There is no doubt that the NBA and NCAA are two different organizations. College basketball has many quirky rules that the NBA does not follow, while the NBA enforces a few restrictions that do not fly in college.
While there are many discrepancies in each league, the most obvious is the fact that professional basketball is played in four quarters while college is played across two halves. In order to understand why that is, we must dive into the history of both sports, what their rules look like, and how they each developed.
At the end of the day, the NBA and NCAA use time in roughly the same way. The NBA has four 12 minute quarters (48 minutes in total) and the NCAA goes with two 20-minute halves (40 minutes in total). FIBA also uses four 10 minutes quarters to perfectly match the NCAA’s total time.
So, going back to the question at hand, why does that difference exist?
The answer lies in basketball’s original ruleset. Dr. James Naismith first created the sport we all know and love back in 1891 when challenged to come up with an indoor athletic competition. To give basketball structure, he came up with 13 basic rules for the game.
Though many of the rules are quite interesting (such as if a team fouled their opponent three times in a row the other team would get free points) the most important one for the purposes of this article is number 12. It reads, “the time shall be two fifteen-minute halves, with five-minute rest in between.”
That, of course, gives us the basic structure of what college uses today. There are two halves, and each of them is separated by a quick halftime. A thirty-minute game is quite short, and that helps explain the other changes the game went through overtime.
A Century of Change
It did not take long for people to realize that two fifteen-minute halves were not enough time for a proper game. The shorter periods resulted in low scores and did not provide enough exercise for the players.

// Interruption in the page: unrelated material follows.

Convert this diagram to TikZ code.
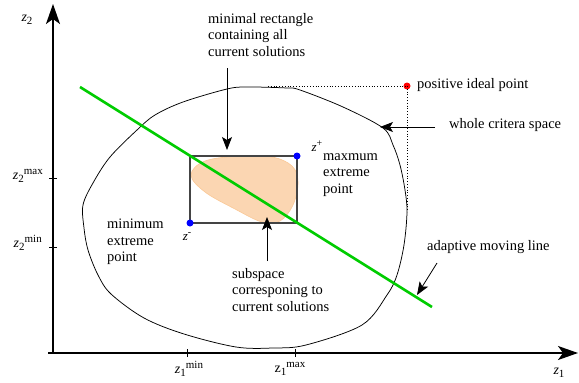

As such, in 1905 the official rules changed to extend the time to two twenty minutes halves with a 10-minute break in between them. Sound familiar? That is the same format the NCAA still uses to this day.
However, the two half system did not stick for that long. In 1951 the game went through a huge change when the league decided to split it up into four 10-minute quarters. This rule was for both college basketball and the NBA.
While that change stuck in professional basketball, it did not hold in college. In fact, the four-quarter system was only around for three short years in the NCAA. In 1954 college basketball went back to playing in halves while the NBA stayed with the quarter system.
That created a break that still lasts to this day.
An Unsure Shift
The change from halves to quarters happened a long time ago. So long ago that few people know why the split occurred. Some people believe colleges favor the two halves because it is how the first rules were put in place, while others think it was to separate themselves from other leagues.
One of the leading theories is that it makes the game much more competitive. Two long halves tend to create closer games than four separate quarters. Close games not only lead to more excitement, but they can also lead to upsets. Those drive viewership for big tournaments like March Madness.
Two halves also create less stopping time, which gives the game a steady pace and keeps everything moving along. The more flow that exists, the better the games are to watch.
While none of these theories have been absolutely proven one way or another, they do help suggest why one league goes with two halves and one goes with four quarters.
Both work. It just comes down to preference.
Two Sides of the Same Coin
College basketball has many rules that separate it from the NBA. The two halves are the most distinct of such regulations. Though no one is exactly sure why they choose to stand on their own, there are many theories that could explain it.
Whatever the reason, there is no doubt that the two 20-minute chunks have become a staple of the NCAA and will continue to be that way for the foreseeable future. Though there has been some talk of switching over to quarters, nothing is quite in place just yet.